Paris fine dining splits into two camps. The grand-hotel rooms, Le Cinq, Épicure and Le Gabriel among them, sit inside palace hotels and trade in plush rooms, deep cellars and full service brigades. The chef-owned restaurants, Arpège, Pierre Gagnaire and Kei, are smaller, more personal and often more inventive. Both run formal service, expect smart dress and reward a little patience: this is a city where lunch is taken as seriously as dinner, and where a tasting menu is meant to be lingered over for three hours, not rushed.

A few practical notes for 2026. Book the marquee rooms one to three weeks ahead; the set lunches, especially at Kei and Guy Savoy, are the cheapest legal way to eat this cooking and sell out first. Service is included in France by law, with a small round-up the norm. Many top kitchens close Saturday lunch, Sunday and Monday, so check days before you plan. And star counts shift every year, so confirm the current guide. For the wider city, use the full Paris dining guide, and compare other cities on the French cuisine pillar.

Where not to look for it

Skip these for a serious Paris French meal

The "classic French" tourist bistros around the big sights, for haute cuisine. The rooms near the Tour Eiffel and around the Louvre with laminated menus and a maître d' on the pavement are not where the cooking lives. For real bistro food, head into the 11th or the Left Bank side streets; for haute cuisine, book one of the rooms above.

L'Ambroisie, if you are chasing a three-star. The Place des Vosges institution slipped from three Michelin stars to two in the 2026 guide after the retirement of founding chef Bernard Pacaud.
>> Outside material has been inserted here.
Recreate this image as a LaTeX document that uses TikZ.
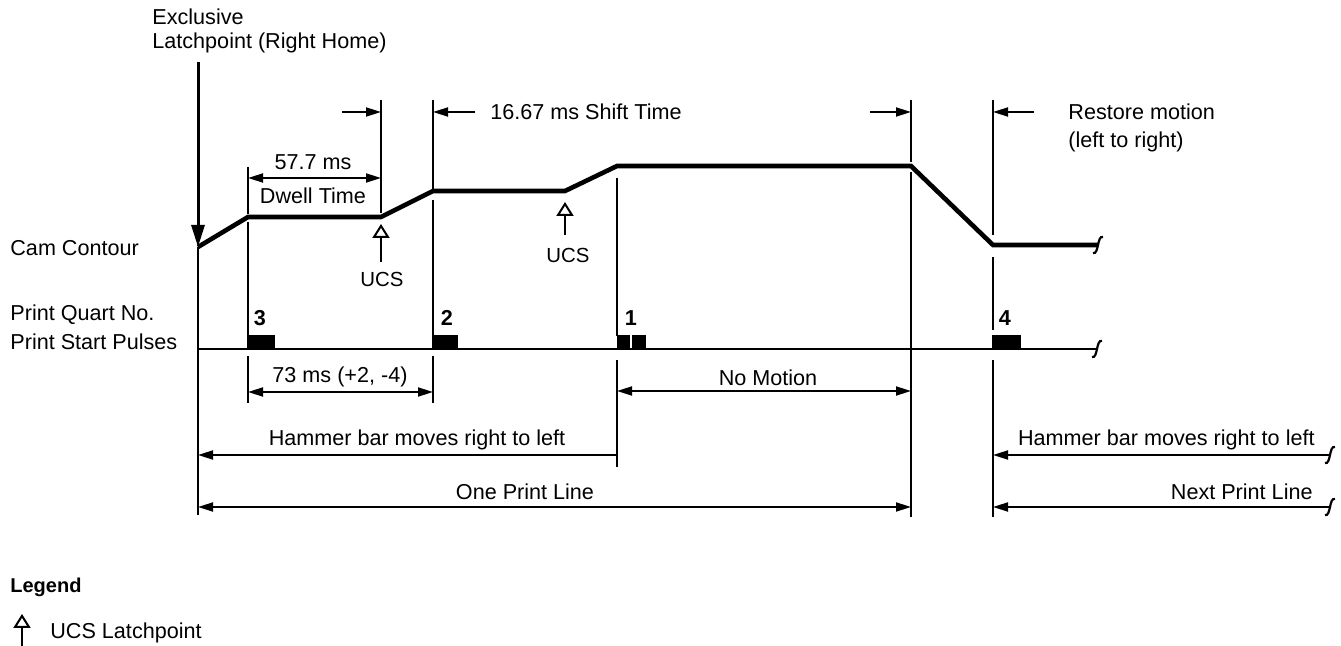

It is still a serious, very expensive restaurant, but if a third star is the point of the evening, book one of the rooms that currently holds it.

Frequently asked

What is the best French restaurant in Paris?

By the cooking, Arpège is our pick: Alain Passard's three-Michelin-star room on Rue de Varenne, where a vegetable-led menu turns produce from his own gardens into the most original fine dining in the city. For grand-hotel French at its most polished, Le Cinq at the Four Seasons George V under Christian Le Squer is the other contender, and Épicure at Le Bristol is the classic special-occasion three-star. Book Arpège for invention, Le Cinq for grandeur, Épicure for the timeless version.

How many three-Michelin-star restaurants are in Paris?

Paris remains the densest cluster of three-star cooking in France. As of the 2026 guide the city's three-star rooms include Arpège, Le Cinq, Épicure, Pierre Gagnaire, Kei, Le Pré Catelan, Plénitude at Cheval Blanc, Pavillon Ledoyen and Le Gabriel, which won its third star in 2024. The notable 2026 change was L'Ambroisie on Place des Vosges, which slipped from three stars to two after the retirement of founding chef Bernard Pacaud. Star counts move every year, so always check the current guide before you book.

How much does a three-star meal in Paris cost?

Plan on roughly €380 to €600 a head before wine at a Paris three-star dinner. Arpège runs about €420 for the tasting menu, Pierre Gagnaire about €415 at dinner, and Le Cinq, Épicure and Le Gabriel sit in the same band. Lunch is the value move: several of these kitchens, Kei and Guy Savoy among them, serve a set lunch at a fraction of the dinner price, often €130 to €230, which is the cheapest legal way to eat three-star cooking in Paris. Wine and water push the final bill up sharply.

Which Paris restaurant is best value for fine dining?

Kei, Kei Kobayashi's three-star on Rue du Coq Héron, has the most talked-about set lunch in the city, a multi-course menu well below the dinner price that lets you eat three-star cooking for around the cost of a good bistro dinner. Guy Savoy and several other top rooms also run set lunches that undercut their evening menus. If value matters, book lunch on a weekday and keep the wine modest; you will eat the same kitchen's cooking for a fraction of the headline figure.

What is Arpège known for?

Arpège, Alain Passard's three-star on Rue de Varenne in the 7th, is known for putting vegetables at the centre of haute cuisine. Passard removed most red meat from the menu around 2001 and built a kitchen supplied by his own gardens, famous for dishes like the hot-and-cold egg with maple syrup and sherry vinegar, beetroot baked in a salt crust, and vegetable ravioli in consommé. It is one of the most influential restaurants in the world; the menu changes daily with what the gardens send, so trust the kitchen.